When members of Congress were presented with the opportunity to receive the vaccine earlier, Pressley said she consulted with her family and her doctor before deciding to move forward.
Pressley said she will continue to fight in Washington and Massachusetts to ensure that frontline healthcare workers, those behind the wall, essential workers, and the marginalized communities who have been hit hardest by the pandemic are able to access the vaccine rapidly and free of cost.
“As someone who has experienced how broken our healthcare system is firsthand, throughout this crisis I have been deeply concerned about equity issues in access to care, treatment and prevention. Healthcare justice is not a reality in America,” Pressley said in a statement. “The inequities we see in our healthcare system are stark, and the research and medical community have deeply violated the trust of Black and brown people in America throughout our nation’s history. It is up to our research and medical institutions, our elected officials, and our collective public health response to make amends and earn the trust of communities of color as we distribute this vaccine and rebuild.”
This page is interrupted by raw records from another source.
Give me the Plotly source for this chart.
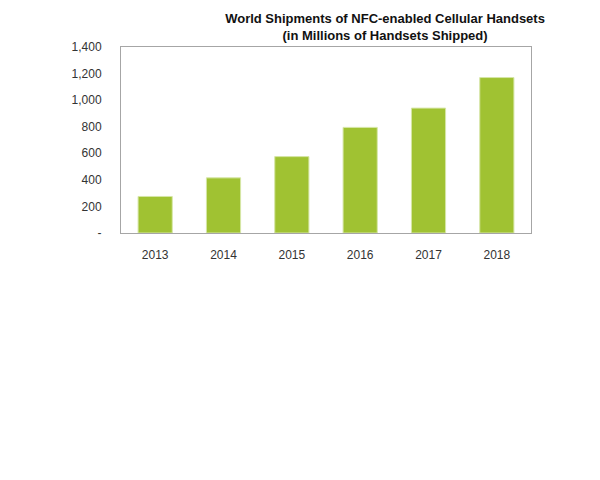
import plotly.graph_objects as go

years = ['2013', '2014', '2015', '2016', '2017', '2018']
shipments = [275, 415, 575, 795, 940, 1170]

y_tickvals = [0, 200, 400, 600, 800, 1000, 1200, 1400]
y_ticktext = ['-', '200', '400', '600', '800', '1,000', '1,200', '1,400']

fig = go.Figure()
fig.add_trace(go.Bar(x=years, y=shipments,
                     marker=dict(color='#A0C232',
                                 line=dict(color='#D6E6A6', width=1))))

# page body has an 8px margin, so the figure is shifted by that amount
fig.update_layout(
    width=592, height=472,
    margin=dict(l=113, r=69, t=39, b=247),
    paper_bgcolor='white', plot_bgcolor='white',
    font=dict(family='Liberation Sans, Arial, sans-serif', size=12, color='#222'),
    bargap=0.5,
    showlegend=False,
    title=dict(text='<b>World Shipments of NFC-enabled Cellular Handsets<br>'
                    '(in Millions of Handsets Shipped)</b>',
               x=0.644, xref='paper', xanchor='center',
               y=1 - 15 / 472, yref='container', yanchor='middle',
               font=dict(size=13, color='#111')),
)

fig.update_xaxes(showline=True, linecolor='#A6A6A6', linewidth=1, mirror=True,
                 showgrid=False, ticks='', ticklabelstandoff=11,
                 tickfont=dict(size=12, color='#333'))
fig.update_yaxes(range=[0, 1400], tickvals=y_tickvals, ticktext=y_ticktext,
                 showline=True, linecolor='#A6A6A6', linewidth=1, mirror=True,
                 showgrid=False, zeroline=False, ticks='', ticklabelstandoff=16,
                 tickfont=dict(size=12, color='#333'))

fig.write_html("out.html")
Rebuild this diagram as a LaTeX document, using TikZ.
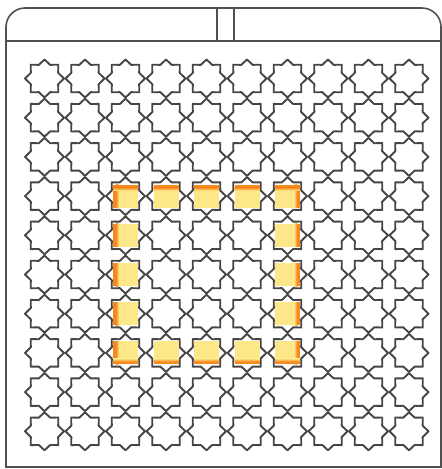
\documentclass[tikz,border=0pt]{standalone}
\usetikzlibrary{calc}
\definecolor{lineg}{HTML}{454545}
\definecolor{frameg}{HTML}{505050}
\definecolor{hlyellow}{HTML}{FCE888}
\definecolor{hlorange}{HTML}{F68A1E}
\tikzset{
  starline/.style={draw=lineg, line width=1.9pt, line join=round},
  frameline/.style={draw=frameg, line width=1.6pt},
  starpic/.pic={
    \draw[starline] (90:19) -- (67.5:14.8) -- (45:19.5) -- (22.5:14.8) -- (0:19.5) -- (-22.5:14.8) -- (-45:19.5) -- (-67.5:14.8) -- (-90:19) -- (-112.5:14.8) -- (-135:19.5) -- (-157.5:14.8) -- (180:19.5) -- (157.5:14.8) -- (135:19.5) -- (112.5:14.8) -- cycle;
  }
}
\newcommand{\hlsq}[6]{%
  \begin{scope}[shift={({44.5+40.5*#1},{78.5+39.2*#2})}]
    \fill[hlyellow] (-12.5,-11.5) rectangle (12.5,11.5);
    \ifnum#3=1 \fill[hlorange] (-12.5,-11.5) rectangle (-9.5,11.5);
      \shade[left color=hlorange, right color=hlyellow] (-9.6,-11.5) rectangle (-6.5,11.5);\fi
    \ifnum#4=1 \fill[hlorange] (9.5,-11.5) rectangle (12.5,11.5);
      \shade[right color=hlorange, left color=hlyellow] (6.5,-11.5) rectangle (9.6,11.5);\fi
    \ifnum#5=1 \fill[hlorange] (-12.5,-11.5) rectangle (12.5,-8.5);
      \shade[top color=hlorange, bottom color=hlyellow] (-12.5,-8.6) rectangle (12.5,-5.5);\fi
    \ifnum#6=1 \fill[hlorange] (-12.5,8.5) rectangle (12.5,11.5);
      \shade[bottom color=hlorange, top color=hlyellow] (-12.5,5.5) rectangle (12.5,8.6);\fi
  \end{scope}}
\begin{document}
\begin{tikzpicture}[x=1pt,y=-1pt]
\useasboundingbox (0,0) rectangle (442,469);
% frame
\draw[frameline] (6,467) -- (6,27) arc[start angle=180,end angle=270,radius=19] -- (422,8) arc[start angle=270,end angle=360,radius=19] -- (441,467) -- cycle;
\draw[frameline] (6,41) -- (441,41);
\draw[frameline] (217,8) rectangle (234,41);
% stars
\foreach \i in {0,...,9}{
  \foreach \j in {0,...,9}{
    \pic at ({44.5+40.5*\i},{78.5+39.2*\j}) {starpic};
  }
}
% top row (row 3)
\hlsq{2}{3}{1}{0}{1}{0}
\hlsq{3}{3}{0}{0}{1}{0}
\hlsq{4}{3}{0}{0}{1}{0}
\hlsq{5}{3}{0}{0}{1}{0}
\hlsq{6}{3}{0}{1}{1}{0}
% sides
\foreach \r in {4,5,6}{
  \hlsq{2}{\r}{1}{0}{0}{0}
  \hlsq{6}{\r}{0}{1}{0}{0}
}
% bottom row (row 7)
\hlsq{2}{7}{1}{0}{0}{1}
\hlsq{3}{7}{0}{0}{0}{1}
\hlsq{4}{7}{0}{0}{0}{1}
\hlsq{5}{7}{0}{0}{0}{1}
\hlsq{6}{7}{0}{1}{0}{1}
\end{tikzpicture}
\end{document}
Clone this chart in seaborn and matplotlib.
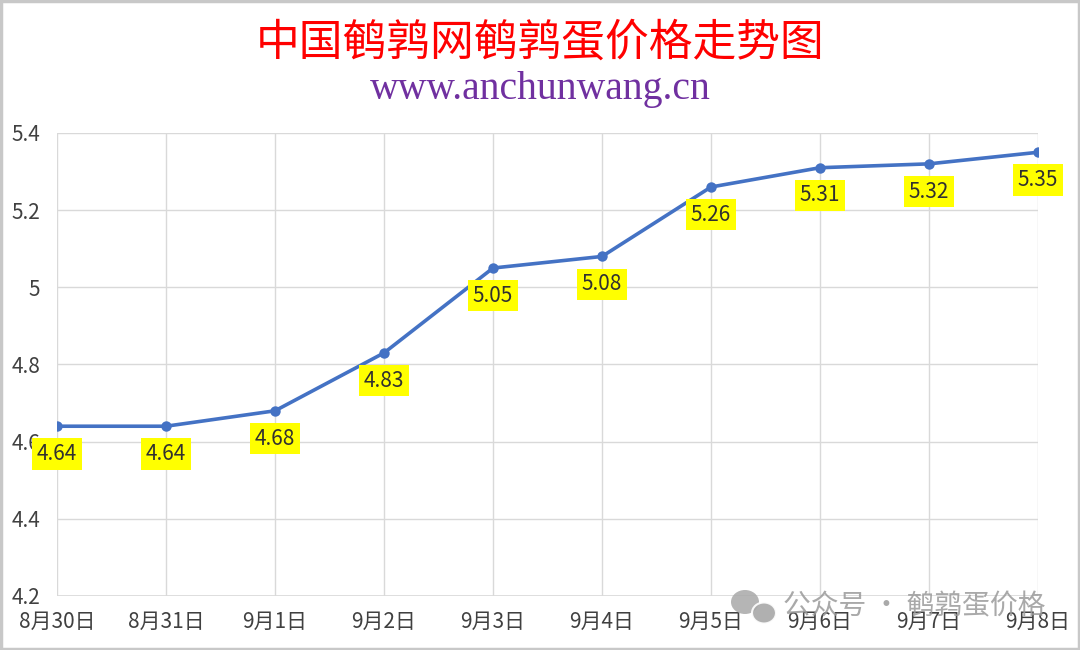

Pressley went on to say that families in her district are hurting, and that this pandemic has robbed them of loved ones and changed their lives forever.
“I remain in Washington fighting for a COVID relief package and I won’t stop fighting until we secure real relief and a just recovery for our communities,” Pressley said.
While a number of politicians took advantage of the opportunity, New Hampshire Gov. Chris Sununu seemed to take issue with members of Congress having early access to the vaccine.
In a blistering tweet, Sununu said “it’s ridiculous that Congress is cutting in line ahead of folks in Long Term Care.”
Sununu said he will be first in line to get the vaccine — when it’s his turn.
“Do your job [and] pass a relief package or fire them all,” Sununu said as lawmakers tried to tie a stimulus package to a federal spending bill that must pass by midnight Sunday, in order to avoid a government shutdown.
If Capitol Hill leaders manage to strike a deal to pass the new pandemic aid bill, direct payments of up to $600 per individual could begin this month.
While Sununu disagreed with politicians getting the vaccine before it was their “turn,” Rep. Annie Kuster of New Hampshire said she has received her first dose of the Pfizer vaccine in Washington upon the advice of her physician. Kuster said she wants to demonstrate to Granite State residents that the vaccine is safe and effective.
“I believe in the science and I want to demonstrate to my constituents in New Hampshire that this vaccine is safe and effective,” the Democrat said in a statement on Friday after getting the vaccine.
Kuster, 64, said she’s been heartened to see thousands of frontline workers and those who are most at risk in New Hampshire get the vaccine.
Kuster also said she was also encouraged that Moderna had received emergency use approval from the U.S. Food and Drug Administration on Friday, bolstering the number of available doses.
“I am also pleased that Moderna’s safe, effective vaccine has now been authorized by the FDA and millions of doses will be distributed across the United States in the coming weeks,” Kuster said.